Despite the awkward encounters, Laurie went on to lead a thriving Hollywood career and earn three Oscar nominations. One of her most iconic roles was that of maniacal mother Margaret White in 1976’s “Carrie” alongside Sissy Spacek.
“We didn’t have any off-camera interaction until it was over,” she said on working with Spacek in the horror film. “My daughter, who was five, visited the set on the last day, and Sissy was enchanted. I’d like to think I inspired her to have her children.
“Then we got to work together again on [1995’s] ‘The Grass Harp.’ Instead of playing her mother, I was her sister… and I was the nice one and she was the mean one. That was great fun!”
Laurie also found love when cameras stopped rolling. She was married to Pulitzer Prize-winning writer Joe Morgenstern from 1962 until 1982. The screen star told the magazine she was content in not walking down the aisle again.
“I don’t think I was meant to be married,” she said. “I have a very full life. I had a nice marriage to a brilliant man, and we’re still very good friends. I have a wonderful daughter and a great relationship with her. … She’s in Oregon and has a fella she’s been living with there, a wonderful guy, but we do correspond a lot.”
Laurie also shared she’s happy with the way her career in Hollywood progressed over the years.
“I’m also happy that I’ve had a lot of downtime, because that’s precious to me,” she said. “I don’t know how actors survive working one film after the other. I did when I was very young, but I was doing junk, so maybe that’s why it was so depressing!”
Still, Laurie doesn’t have any plans to give up on acting for good. In 2017, she earned a lifetime achievement award for her lasting career, which she admitted was “scary.”
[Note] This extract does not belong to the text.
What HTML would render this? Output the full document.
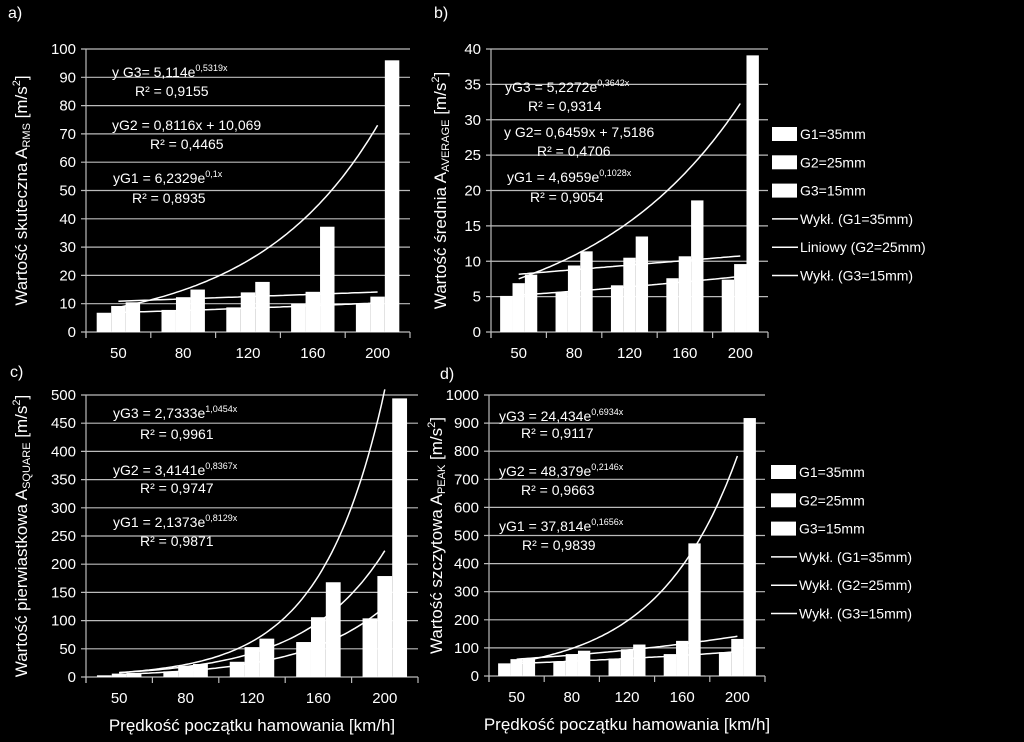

“It certainly makes you aware of time, and it’s nice to be appreciated while you’re alive,” she said.
Laurie is currently appearing in a new film, titled “White Boy Rick.” The biopic tells the story of teenager Richard Wershe Jr., who becomes an undercover informant for the FBI during the 1980s and was ultimately arrested for drug trafficking,
“There aren’t many things written for older people, so I’ve been very, very lucky,” said Laurie. “‘White Boy Rick’ was delightful. Bruce Dern and I play the grandparents of the title character and I play the mother of Matthew McConaughey, who is charming. [Drug dealing] is a heavy subject but I had a lot of fun.”
Jan Miller Corran, president of Three Women in a Box Films, also revealed to Fox News Laurie has since starred in the award-winning "Snapshots."
"Piper stated this was her biggest role since 'The Hustler,'' wrote Corran. "She loved the script so much she decided to tackle this major role."